*Problem requirements:* Return the listing below exactly, with the pictures dropped.
[Given material start]
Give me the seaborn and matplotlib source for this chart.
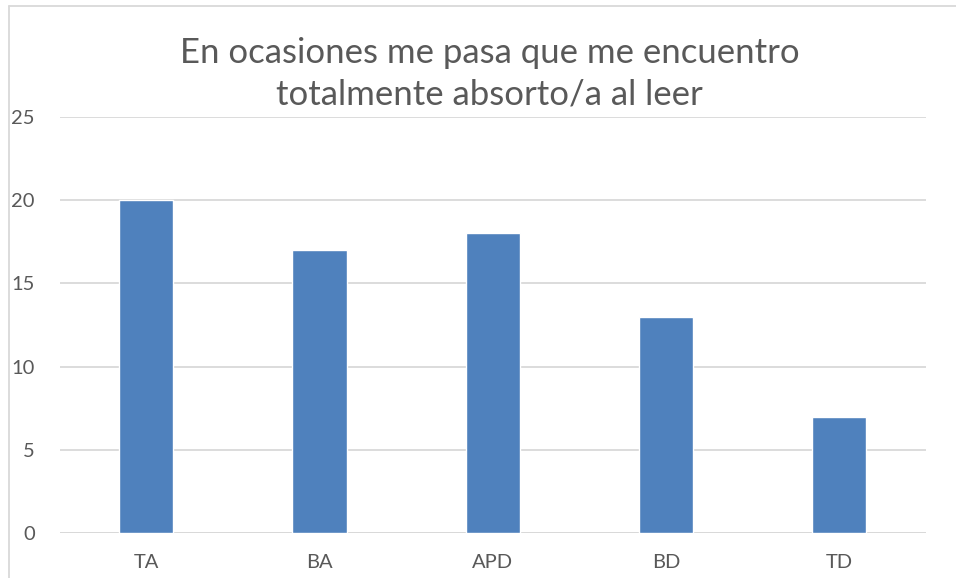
import seaborn as sns
import matplotlib.pyplot as plt
import pandas as pd
from matplotlib.lines import Line2D

# Data
categories = ["TA", "BA", "APD", "BD", "TD"]
counts = [20, 17, 18, 13, 7]
y_ticks = [0, 5, 10, 15, 20, 25]

df = pd.DataFrame({"Respuesta": categories, "Frecuencia": counts})

sns.set_style("white")
plt.rcParams["font.family"] = ["Lato", "DejaVu Sans"]

text_color = "#595959"
grid_color = "#D9D9D9"

fig = plt.figure(figsize=(9.56, 5.78), dpi=100)
ax = fig.add_axes([0.0625, 0.0773, 0.9058, 0.7206])

sns.barplot(data=df, x="Respuesta", y="Frecuencia", color="#4F81BD",
            saturation=1, width=0.313, ax=ax)

ax.set_ylim(0, 25)
ax.set_xlim(-0.5, len(categories) - 0.5)
ax.set_yticks(y_ticks)
ax.yaxis.grid(True, color=grid_color, linewidth=1.3)
ax.set_axisbelow(True)
for s in ax.spines.values():
    s.set_visible(False)
ax.axhline(0, color=grid_color, linewidth=1.3, zorder=0)

ax.set_xlabel("")
ax.set_ylabel("")
ax.tick_params(axis="both", length=0, labelsize=14.5, colors=text_color)
ax.tick_params(axis="y", pad=18)
ax.tick_params(axis="x", pad=15)

fig.suptitle("En ocasiones me pasa que me encuentro\ntotalmente absorto/a al leer",
             x=0.512, y=0.873, fontsize=25, color=text_color,
             linespacing=1.36, va="center")

# chart frame (top and left edge visible in the crop)
fig.add_artist(Line2D([0.0094, 0.0094], [0, 0.99], transform=fig.transFigure,
                      color=grid_color, linewidth=1.3))
fig.add_artist(Line2D([0.0094, 1.0], [0.99, 0.99], transform=fig.transFigure,
                      color=grid_color, linewidth=1.3))

plt.savefig("out.png", dpi=100)
plt.close()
[Given material end]
*Reply:*
Give me the seaborn and matplotlib source for this chart.
import seaborn as sns
import matplotlib.pyplot as plt
import pandas as pd
from matplotlib.lines import Line2D

# Data
categories = ["TA", "BA", "APD", "BD", "TD"]
counts = [20, 17, 18, 13, 7]
y_ticks = [0, 5, 10, 15, 20, 25]

df = pd.DataFrame({"Respuesta": categories, "Frecuencia": counts})

sns.set_style("white")
plt.rcParams["font.family"] = ["Lato", "DejaVu Sans"]

text_color = "#595959"
grid_color = "#D9D9D9"

fig = plt.figure(figsize=(9.56, 5.78), dpi=100)
ax = fig.add_axes([0.0625, 0.0773, 0.9058, 0.7206])

sns.barplot(data=df, x="Respuesta", y="Frecuencia", color="#4F81BD",
            saturation=1, width=0.313, ax=ax)

ax.set_ylim(0, 25)
ax.set_xlim(-0.5, len(categories) - 0.5)
ax.set_yticks(y_ticks)
ax.yaxis.grid(True, color=grid_color, linewidth=1.3)
ax.set_axisbelow(True)
for s in ax.spines.values():
    s.set_visible(False)
ax.axhline(0, color=grid_color, linewidth=1.3, zorder=0)

ax.set_xlabel("")
ax.set_ylabel("")
ax.tick_params(axis="both", length=0, labelsize=14.5, colors=text_color)
ax.tick_params(axis="y", pad=18)
ax.tick_params(axis="x", pad=15)

fig.suptitle("En ocasiones me pasa que me encuentro\ntotalmente absorto/a al leer",
             x=0.512, y=0.873, fontsize=25, color=text_color,
             linespacing=1.36, va="center")

# chart frame (top and left edge visible in the crop)
fig.add_artist(Line2D([0.0094, 0.0094], [0, 0.99], transform=fig.transFigure,
                      color=grid_color, linewidth=1.3))
fig.add_artist(Line2D([0.0094, 1.0], [0.99, 0.99], transform=fig.transFigure,
                      color=grid_color, linewidth=1.3))

plt.savefig("out.png", dpi=100)
plt.close()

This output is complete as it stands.